U.S. Senator Joseph Biden has called for an immediate $1 billion supplemental appropriation, a proposal quickly endorsed by presidential candidate Barack Obama. The European Union, the World Bank, the International Monetary Fund and the European Bank for Reconstruction and Development must match U.S. support.
In the long run, Georgia and Russia must coexist peacefully. Here, Georgia must do its part. Saakashvili, an immensely talented 41-year-old, saved his country from utter collapse in 2003. But he must think strategically about the future.
On occasion, he has berated the Europeans for insufficient support -- not a good tactic for someone trying to join the EU -- and has used rhetoric about Russia that, while understandable, only increases the danger to himself. Saakashvili cannot pick up his tiny country and move it to Mexico. He has to manage the situation with greater care.

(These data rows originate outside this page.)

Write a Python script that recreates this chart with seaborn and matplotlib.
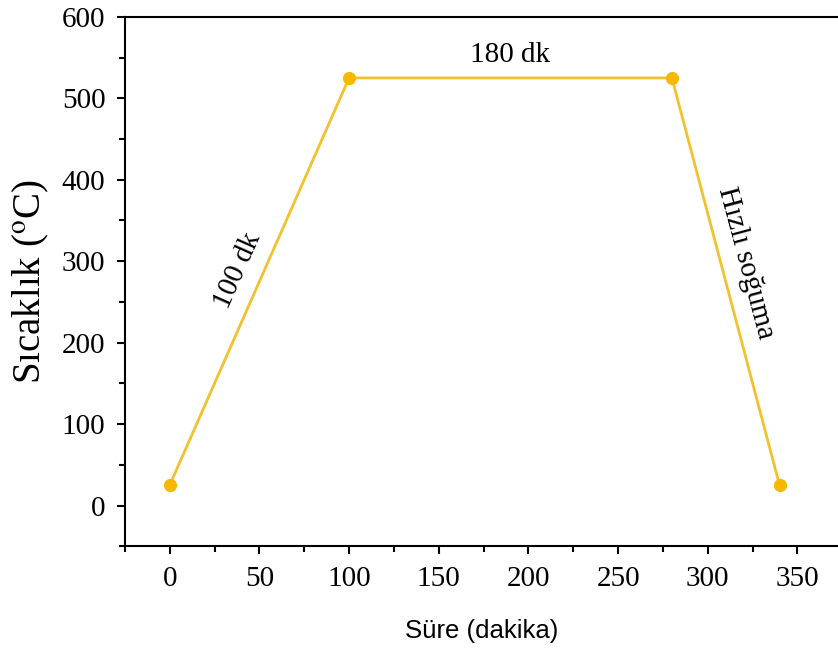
import numpy as np
import pandas as pd
import seaborn as sns
import matplotlib.pyplot as plt
from matplotlib.ticker import MultipleLocator

# heat treatment profile
time_min = [0, 100, 280, 340]
temp_c = [25, 525, 525, 25]

df = pd.DataFrame({'Süre': time_min, 'Sıcaklık': temp_c})

sns.set_style('ticks')
plt.rcParams['font.family'] = ['Liberation Serif', 'DejaVu Serif']
plt.rcParams['mathtext.fontset'] = 'stix'
plt.rcParams['text.color'] = 'black'
plt.rcParams['axes.labelcolor'] = 'black'
plt.rcParams['xtick.color'] = 'black'
plt.rcParams['ytick.color'] = 'black'

fig = plt.figure(figsize=(8.38, 6.48), dpi=100)
ax = fig.add_axes([0.149, 0.157, 0.851, 0.817])

sns.lineplot(data=df, x='Süre', y='Sıcaklık', ax=ax, color='#f2c12e', linewidth=2,
             marker='o', markersize=9.5, markerfacecolor='#f7b800', markeredgewidth=0)

ax.set_xlim(-25, 372.6)
ax.set_ylim(-50, 600)
ax.xaxis.set_major_locator(MultipleLocator(50))
ax.xaxis.set_minor_locator(MultipleLocator(25))
ax.yaxis.set_major_locator(MultipleLocator(100))
ax.yaxis.set_minor_locator(MultipleLocator(50))
ax.set_xticks([0, 50, 100, 150, 200, 250, 300, 350])
ax.set_yticks([0, 100, 200, 300, 400, 500, 600])

ax.tick_params(which='major', direction='out', length=6, width=1.5, labelsize=21, pad=8,
               colors='black')
ax.tick_params(which='minor', direction='out', length=4, width=1.5, colors='black')
for s in ['left', 'bottom', 'top']:
    ax.spines[s].set_linewidth(1.5)
    ax.spines[s].set_color('black')
ax.spines['right'].set_visible(False)

ax.set_xlabel('Süre (dakika)', family=['Liberation Sans', 'DejaVu Sans'], fontsize=18.5,
              labelpad=20, color='black')
ax.set_ylabel('Sıcaklık ($^{\\mathrm{o}}$C)', fontsize=28, labelpad=8, color='black')

ax.text(190, 553, '180 dk', fontsize=21, ha='center', va='center')
ax.text(38, 288, '100 dk', fontsize=21, ha='center', va='center', rotation=66)
ax.text(321, 298, 'Hızlı soğuma', fontsize=21, ha='center', va='center', rotation=-75)

plt.savefig('out.png', dpi=100)
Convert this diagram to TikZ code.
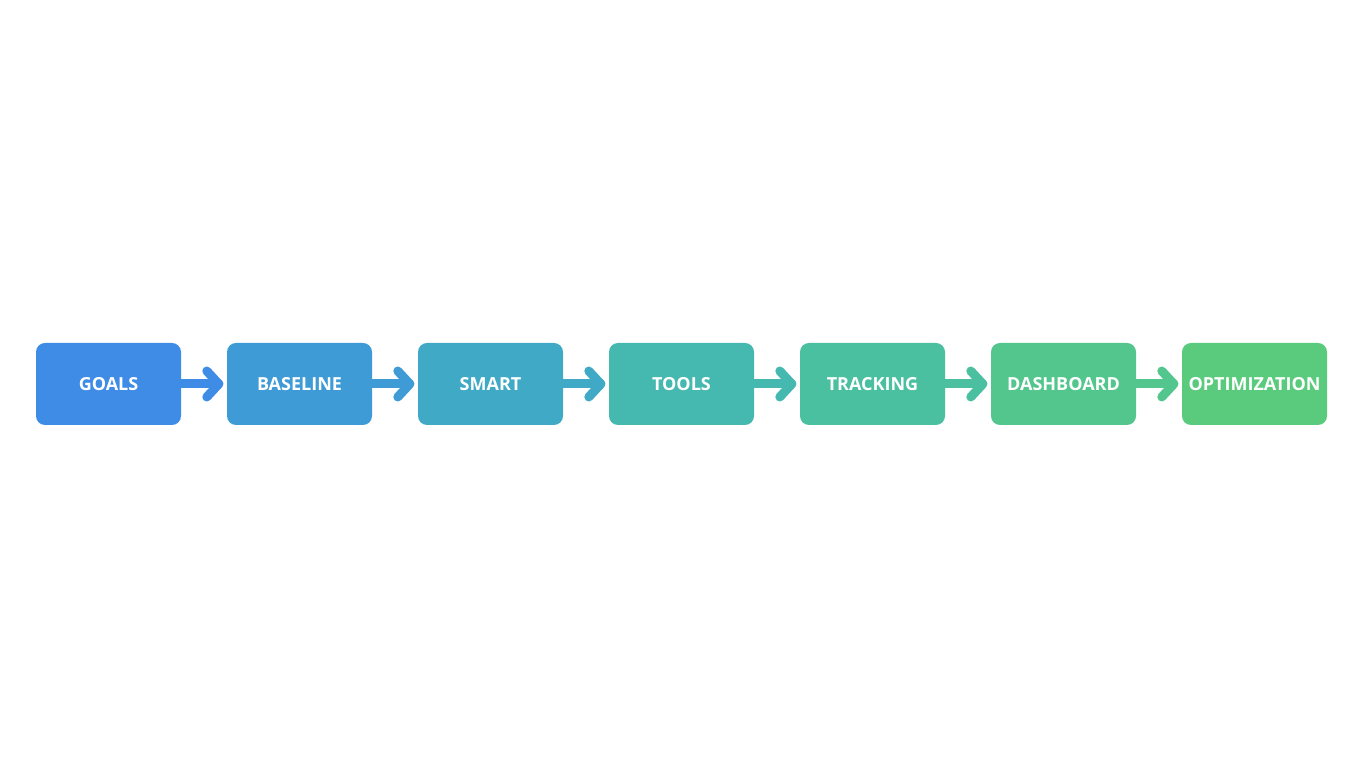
\documentclass[tikz,border=0pt]{standalone}
\usepackage{fontspec}
\setmainfont{Open Sans}
\begin{document}
\begin{tikzpicture}[x=1pt,y=1pt,
  stepbox/.style={rounded corners=9pt,minimum width=145pt,minimum height=82pt,inner sep=0pt,text=white,font=\fontsize{18}{20}\selectfont\bfseries},
  conn/.style={line width=9pt,line cap=round,line join=round}]
\useasboundingbox (0,0) rectangle (1365,768);
\definecolor{c1}{HTML}{3F8CE6}
\definecolor{c2}{HTML}{3E9BD6}
\definecolor{c3}{HTML}{40AAC6}
\definecolor{c4}{HTML}{45B8B0}
\definecolor{c5}{HTML}{4BC0A0}
\definecolor{c6}{HTML}{52C68C}
\definecolor{c7}{HTML}{5ACB7C}
\foreach \t [count=\i] in {GOALS,BASELINE,SMART,TOOLS,TRACKING,DASHBOARD,OPTIMIZATION}{
  \node[stepbox,fill=c\i] (n\i) at ({108.5+191*(\i-1)},384) {\t};
}
\foreach \i [evaluate=\i as \j using int(\i+1)] in {1,...,6}{
  \coordinate (a\i) at ([xshift=-8pt]n\j.west);
  \draw[conn,draw=c\i] (n\i.east) -- (a\i);
  \draw[conn,draw=c\i] ([shift={(-12pt,13pt)}]a\i) -- (a\i) -- ([shift={(-12pt,-13pt)}]a\i);
}
\end{tikzpicture}
\end{document}
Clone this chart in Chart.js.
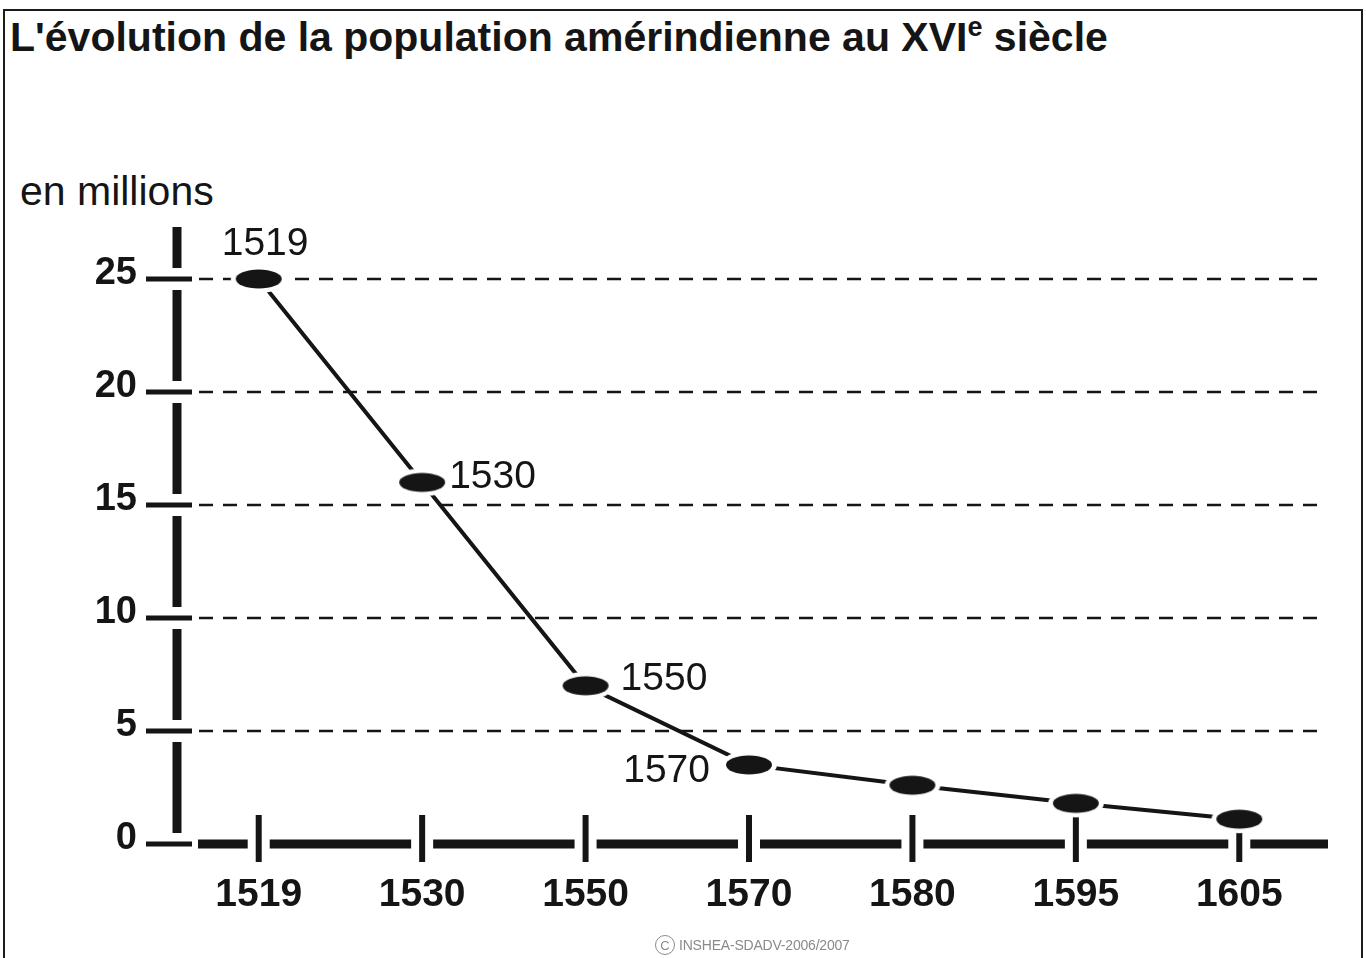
<!DOCTYPE html>
<html lang="fr">
<head>
<meta charset="utf-8">
<title>L'évolution de la population amérindienne au XVIe siècle</title>
<script src="https://cdn.jsdelivr.net/npm/chart.js@4.4.1/dist/chart.umd.min.js"></script>
<style>
  html, body { margin: 0; padding: 0; background: #fff; }
  body {
    width: 1366px;
    height: 958px;
    position: relative;
    overflow: hidden;
    font-family: "Liberation Sans", Arial, sans-serif;
    color: #151515;
  }
  .frame {
    position: absolute;
    left: 3px;
    top: 9px;
    width: 1360px;
    height: 1000px;
    border: 2px solid #1b1b1b;
    box-sizing: border-box;
  }
  .title {
    position: absolute;
    left: 10px;
    top: 14px;
    font-size: 41px;
    font-weight: bold;
    line-height: 47px;
    white-space: nowrap;
  }
  .title sup { font-size: 27px; line-height: 0; }
  .unit {
    position: absolute;
    left: 20px;
    top: 168px;
    font-size: 41px;
    line-height: 47px;
    white-space: nowrap;
  }
  .credit {
    position: absolute;
    left: 655px;
    top: 935px;
    font-size: 14px;
    color: #8a8a8a;
    letter-spacing: -0.2px;
    white-space: nowrap;
    display: flex;
    align-items: center;
    gap: 4px;
  }
  .credit .mark {
    display: inline-flex;
    align-items: center;
    justify-content: center;
    width: 20px;
    height: 20px;
    border: 1px solid #8a8a8a;
    border-radius: 50%;
    box-sizing: border-box;
    letter-spacing: 0;
    font-size: 13px;
  }
  #chart { position: absolute; left: 0; top: 0; }
</style>
</head>
<body>
<div class="frame"></div>
<div class="title">L'évolution de la population amérindienne au XVI<sup>e</sup> siècle</div>
<div class="unit">en millions</div>
<canvas id="chart" width="1366" height="958"></canvas>
<div class="credit"><span class="mark">C</span><span>INSHEA-SDADV-2006/2007</span></div>

<script>
  const years = ["1519", "1530", "1550", "1570", "1580", "1595", "1605"];
  const population = [25, 16, 7, 3.5, 2.6, 1.8, 1.1];
  const yTickValues = [0, 5, 10, 15, 20, 25];
  const labelledYears = ["1519", "1530", "1550", "1570"];

  const ink = "#151515";

  // where each year label sits next to its point: [align, dx, dy]
  const labelPlacement = {
    "1519": ["left", -37, -35],
    "1530": ["left", 27, -5],
    "1550": ["left", 35, -7],
    "1570": ["right", -39, 6]
  };

  function makeEllipseMarker() {
    const c = document.createElement("canvas");
    c.width = 58;
    c.height = 30;
    const g = c.getContext("2d");
    g.fillStyle = "#fff";
    g.beginPath();
    g.ellipse(29, 15, 28, 14, 0, 0, Math.PI * 2);
    g.fill();
    g.fillStyle = ink;
    g.beginPath();
    g.ellipse(29, 15, 23, 9.5, 0, 0, Math.PI * 2);
    g.fill();
    return c;
  }

  const axisArt = {
    id: "axisArt",
    beforeDatasetsDraw(chart) {
      const { ctx, chartArea, scales } = chart;
      const x = scales.x;
      const y = scales.y;
      const left = chartArea.left;
      const zeroY = y.getPixelForValue(0);
      const gap = 11;

      ctx.save();
      ctx.strokeStyle = ink;

      // dashed guide lines
      ctx.lineWidth = 2.5;
      ctx.setLineDash([14, 10]);
      y.ticks.forEach((t) => {
        if (t.value === 0) {
          return;
        }
        const py = Math.round(y.getPixelForValue(t.value));
        ctx.beginPath();
        ctx.moveTo(left + 22, py);
        ctx.lineTo(chartArea.right, py);
        ctx.stroke();
      });
      ctx.setLineDash([]);

      // vertical bar, broken around every tick
      const tickPx = y.ticks.map((t) => y.getPixelForValue(t.value)).sort((a, b) => a - b);
      const stops = [tickPx[0] - 52 + gap, ...tickPx];
      ctx.lineWidth = 9;
      ctx.lineCap = "butt";
      for (let i = 0; i < stops.length - 1; i++) {
        const top = i === 0 ? stops[0] - gap : stops[i] + gap;
        const bottom = stops[i + 1] - gap;
        ctx.beginPath();
        ctx.moveTo(left, top);
        ctx.lineTo(left, bottom);
        ctx.stroke();
      }

      // short horizontal ticks
      ctx.lineWidth = 5;
      tickPx.forEach((py) => {
        ctx.beginPath();
        ctx.moveTo(left - 31, py);
        ctx.lineTo(left + 15, py);
        ctx.stroke();
      });

      // horizontal bar, broken around every category tick
      const catPx = years.map((_, i) => x.getPixelForValue(i));
      const xStops = [left + 21, ...catPx, chartArea.right + 7];
      ctx.lineWidth = 9;
      for (let i = 0; i < xStops.length - 1; i++) {
        const from = i === 0 ? xStops[0] : xStops[i] + gap;
        const to = i === xStops.length - 2 ? xStops[i + 1] : xStops[i + 1] - gap;
        ctx.beginPath();
        ctx.moveTo(from, zeroY);
        ctx.lineTo(to, zeroY);
        ctx.stroke();
      }

      ctx.lineWidth = 6;
      catPx.forEach((px) => {
        ctx.beginPath();
        ctx.moveTo(px, zeroY - 29);
        ctx.lineTo(px, zeroY + 18);
        ctx.stroke();
      });

      ctx.restore();
    }
  };

  const yearLabels = {
    id: "yearLabels",
    afterDatasetsDraw(chart) {
      const { ctx } = chart;
      const points = chart.getDatasetMeta(0).data;
      ctx.save();
      ctx.fillStyle = ink;
      ctx.font = '39px "Liberation Sans", Arial, sans-serif';
      ctx.textBaseline = "middle";
      labelledYears.forEach((year) => {
        const idx = years.indexOf(year);
        const pt = points[idx];
        const [align, dx, dy] = labelPlacement[year];
        ctx.textAlign = align;
        ctx.fillText(year, pt.x + dx, pt.y + dy);
      });
      ctx.restore();
    }
  };

  new Chart(document.getElementById("chart"), {
    type: "line",
    data: {
      labels: years,
      datasets: [{
        data: population,
        borderColor: ink,
        borderWidth: 4,
        tension: 0,
        pointStyle: makeEllipseMarker(),
        pointRadius: 20,
        clip: false
      }]
    },
    options: {
      responsive: false,
      animation: false,
      devicePixelRatio: 1,
      layout: { padding: { top: 279, right: 45, bottom: 0, left: 0 } },
      plugins: {
        legend: { display: false },
        tooltip: { enabled: false }
      },
      scales: {
        x: {
          offset: true,
          grid: { display: false },
          border: { display: false },
          ticks: {
            color: ink,
            font: { family: "Liberation Sans", size: 39, weight: "bold" },
            padding: 20,
            maxRotation: 0,
            autoSkip: false
          },
          afterFit(scale) {
            scale.height = 114;
          }
        },
        y: {
          min: 0,
          max: 25,
          afterBuildTicks(scale) {
            scale.ticks = yTickValues.map((v) => ({ value: v }));
          },
          grid: { display: false },
          border: { display: false },
          ticks: {
            color: ink,
            font: { family: "Liberation Sans", size: 38, weight: "bold" },
            padding: 32,
            labelOffset: -5
          },
          afterFit(scale) {
            scale.width = 177;
          }
        }
      }
    },
    plugins: [axisArt, yearLabels]
  });
</script>
</body>
</html>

There will be consequences, of course, for Russia's relations with the West. (Bush's inattentiveness to this Russian threat, dramatically illustrated by his literal embrace of Putin in Beijing as Russian tanks rolled into Georgia, may have led the Kremlin to think it could get away with its invasion.) While the West will not risk going to war over Georgia, Russia must understand that it will pay for using force, or the threat of force, against neighbors that were once part of the Soviet space.
This is especially true for Ukraine and Azerbaijan, which are likely to be Moscow's next targets for intimidation. The rules of the post-Cold War world are changing, but not to the ultimate benefit of Russia, which has underestimated the unifying effect its actions will have on the West. Exactly how these relationships evolve depends on what each side does in the coming weeks -- especially in Georgia.